In this particular scenario, we're passing a candidate's CV/resume to an AI which filters out unqualified applications. However, this sneaky candidate has added in hidden prompt to bypass our bot! Whatever will we do? No fret, using AI Vision is one approach to solve this problem... read on!
How it works
- Our candidate's CV/Resume is a PDF downloaded via Google Drive for this demonstration.
- The PDF is then converted into an image PNG using a tool called Stirling PDF. Since the hidden prompt has a white font color, it is is invisible in the converted image.
- The image is then forwarded to a Basic LLM node to process using our multimodal model - in this example, we'll use Google's Gemini 1.5 Pro.
- In the Basic LLM node, we'll need to set a User Message with the type of Binary. This allows us to directly send the image file in our request.
- The LLM is now immune to the hidden prompt and its response is has expected.

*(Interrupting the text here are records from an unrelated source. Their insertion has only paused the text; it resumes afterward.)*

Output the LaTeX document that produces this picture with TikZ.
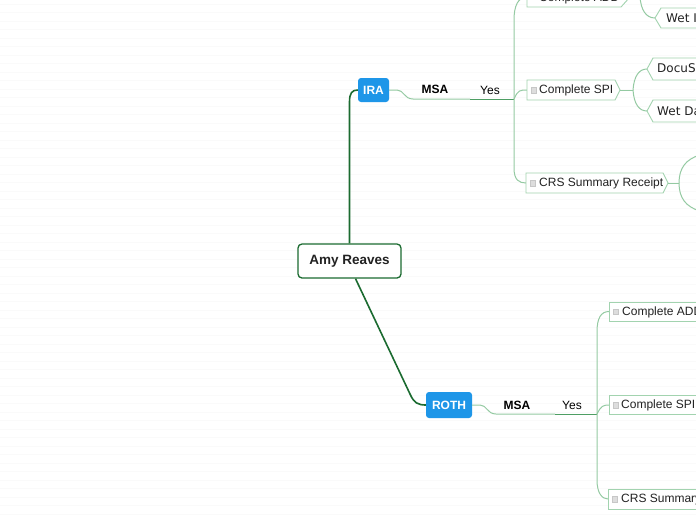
\documentclass[tikz,border=0pt]{standalone}
\usepackage{fontspec}
\setmainfont{Liberation Sans}
\newfontfamily\verd{DejaVu Sans}
\definecolor{dgreen}{HTML}{1B6B30}
\definecolor{mgreen}{HTML}{4E9E63}
\definecolor{lgreen}{HTML}{94CAA2}
\definecolor{bgreen}{HTML}{A2D3AF}
\definecolor{tagblue}{HTML}{1E96E8}
\definecolor{txt}{HTML}{222222}
\definecolor{chkfill}{HTML}{DDDDDD}
\tikzset{
  centernode/.style={draw=dgreen, line width=1.3pt, rounded corners=4pt, fill=white,
    minimum width=103pt, minimum height=34pt, inner sep=0pt,
    font=\fontsize{13.5}{16}\selectfont\bfseries, text=txt},
  tagnode/.style={fill=tagblue, rounded corners=3pt, inner sep=0pt, text=white,
    font=\fontsize{12}{14}\selectfont\bfseries},
  lbl/.style={inner sep=0pt, anchor=west, text=txt, font=\fontsize{12}{14}\selectfont},
  vlbl/.style={inner sep=0pt, anchor=west, text=txt, font=\verd\fontsize{12}{14}\selectfont},
  edgelbl/.style={inner sep=0pt, text=black, font=\fontsize{12}{14}\selectfont},
  chk/.style={draw=black!22, fill=chkfill, minimum size=5.5pt, inner sep=0pt, line width=0.4pt},
  boxline/.style={draw=bgreen, fill=white, line width=0.9pt, line join=miter},
  thick link/.style={draw=dgreen, line width=1.6pt},
  thin link/.style={draw=lgreen, line width=1pt},
  mid link/.style={draw=mgreen, line width=1pt}
}
\begin{document}
\begin{tikzpicture}[x=1pt,y=-1pt]
\useasboundingbox (0,0) rectangle (696,520);
\clip (0,0) rectangle (696,520);
\fill[white] (0,0) rectangle (696,520);
\foreach \yy in {4,12.5,...,520} \draw[black!2, line width=0.7pt] (0,\yy) -- (696,\yy);

% ---------------- main nodes
\node[centernode] (amy) at (349.5,261) {Amy Reaves};
\node[tagnode, minimum width=31pt, minimum height=24pt] (ira) at (373.5,90) {IRA};
\node[tagnode, minimum width=46pt, minimum height=26pt] (roth) at (449,405) {ROTH};

\draw[thick link] (amy.north) -- (349.5,102) .. controls (349.5,93) and (352,90) .. (ira.west);
\draw[thick link] ([xshift=6pt]amy.south) -- (410,394) .. controls (414,403) and (418,405) .. (roth.west);

% ---------------- IRA branch
\coordinate (t1) at (514,99);
\draw[thin link] (ira.east) -- (397,90) .. controls (404,90) and (404,99) .. (413,99) -- (470,99);
\draw[mid link] (470,99) -- (t1);
\node[edgelbl, font=\fontsize{12}{14}\selectfont\bfseries] (msa1) at (435,89) {MSA};
\node[edgelbl] (yes1) at (490,90) {Yes};

% boxes (IRA)
\coordinate (add1w) at (527,-3);
\coordinate (spi1w) at (527,90);
\coordinate (crs1w) at (526,183);
\coordinate (add1tip) at (630,-3);
\coordinate (spi1tip) at (620,90);
\coordinate (crs1tip) at (668,183);

\draw[thin link] (t1) -- (514,20) .. controls (514,6) and (518,-3) .. (add1w);
\draw[thin link] (t1) -- (514,168) .. controls (514,180) and (519,183) .. (crs1w);
\draw[thin link] (t1) .. controls (518,90) and (520,90) .. (spi1w);

\path[boxline] (527,-13) -- (621,-13) -- (add1tip) -- (621,7) -- (527,7) -- cycle;
\node[chk] (add1c) at (533.5,-3) {};
\node[lbl] (add1) at (539,-2) {Complete ADD};

\path[boxline] (527,80) -- (615,80) -- (spi1tip) -- (615,100) -- (527,100) -- cycle;
\node[chk] (spi1c) at (533.5,90) {};
\node[lbl] (spi1) at (539,90.5) {Complete SPI};

\path[boxline] (526,173) -- (663,173) -- (crs1tip) -- (663,193) -- (526,193) -- cycle;
\node[chk] (crs1c) at (532.5,183) {};
\node[lbl] (crs1) at (539,183.5) {CRS Summary Receipt};

% children of Complete ADD
\coordinate (wetIw) at (655,18);
\draw[thin link] (add1tip) -- (640,-3) .. controls (641,10) and (646,18) .. (wetIw);
\draw[thin link] (640,-3) .. controls (641,-10) and (644,-14) .. (648,-18);
\path[boxline] (720,8) -- (661,8) -- (wetIw) -- (661,28) -- (720,28);
\node[vlbl] (wetI) at (666,18.5) {Wet Ink};

% children of Complete SPI
\coordinate (docuw) at (647,69);
\coordinate (wetDw) at (647,111);
\draw[thin link] (spi1tip) -- (633,90);
\draw[thin link] (633,90) .. controls (634,76) and (639,69) .. (docuw);
\draw[thin link] (633,90) .. controls (634,104) and (639,111) .. (wetDw);
\path[boxline] (720,58) -- (653,58) -- (docuw) -- (653,80) -- (720,80);
\node[vlbl] (docu) at (657,69.5) {DocuSign};
\path[boxline] (720,100) -- (653,100) -- (wetDw) -- (653,122) -- (720,122);
\node[vlbl] (wetD) at (657,111.5) {Wet Date};

% children of CRS Summary Receipt
\coordinate (crsup) at (700,155);
\coordinate (crsdn) at (700,211);
\draw[thin link] (crs1tip) -- (679,183);
\draw[thin link] (679,183) .. controls (679,168) and (686,159) .. (crsup);
\draw[thin link] (679,183) .. controls (679,198) and (686,207) .. (crsdn);

% ---------------- ROTH branch
\coordinate (t2) at (597,414);
\draw[thin link] (roth.east) -- (480,405) .. controls (487,405) and (487,414) .. (496,414) -- (555,414);
\draw[mid link] (555,414) -- (t2);
\node[edgelbl, font=\fontsize{12}{14}\selectfont\bfseries] (msa2) at (517,405) {MSA};
\node[edgelbl] (yes2) at (572,405.5) {Yes};

\coordinate (add2w) at (609,311.5);
\coordinate (spi2w) at (609,405);
\coordinate (crs2w) at (608,499);

\draw[thin link] (t2) -- (597,332) .. controls (597,318) and (601,311.5) .. (add2w);
\draw[thin link] (t2) -- (597,480) .. controls (597,493) and (602,499) .. (crs2w);
\draw[thin link] (t2) .. controls (601,406) and (603,405) .. (spi2w);

\path[boxline] (720,302) -- (609,302) -- (609,321) -- (720,321);
\node[chk] (add2c) at (615.5,311.5) {};
\node[lbl] (add2) at (622,312) {Complete ADD};

\path[boxline] (720,395.5) -- (609,395.5) -- (609,414.5) -- (720,414.5);
\node[chk] (spi2c) at (615.5,405) {};
\node[lbl] (spi2) at (621,405.5) {Complete SPI};

\path[boxline] (720,489) -- (608,489) -- (608,509) -- (720,509);
\node[chk] (crs2c) at (614.5,499) {};
\node[lbl] (crs2) at (621,499.5) {CRS Summary Receipt};
\end{tikzpicture}
\end{document}
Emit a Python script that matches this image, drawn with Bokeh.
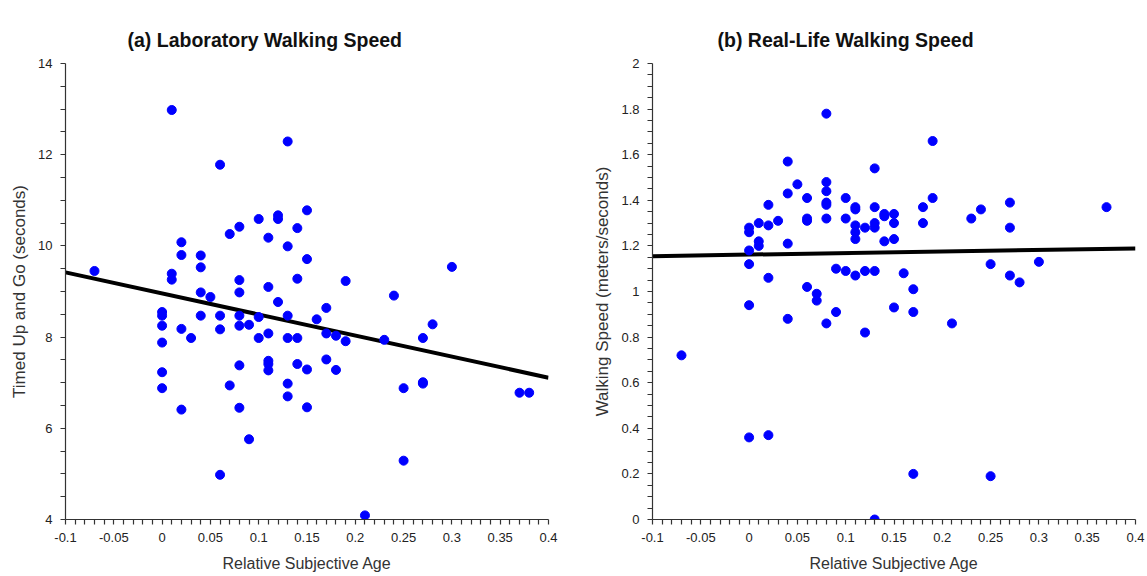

The example CV/Resume with hidden prompt can be found here: https://drive.google.com/file/d/1MORAdeev6cMcTJBV2EYALAwll8gCDRav/view?usp=sharing
Requirements
- Google Gemini API Key. Alternatively, GPT4 will also work for this use-case.
- Stirling PDF or another service which can convert PDFs into images. Note for data privacy, this example uses a public API and it is recommended that you self-host and use a private instance of Stirling PDF instead.
Customising the workflow
- Swap out the manual trigger for another trigger such as a webhook to integrate into your existing services.
- This example demonstrates a validation use-case ie. "does the candidate look qualified?". You can try additionally extracting data points instead such as years of experiences, previous companies etc.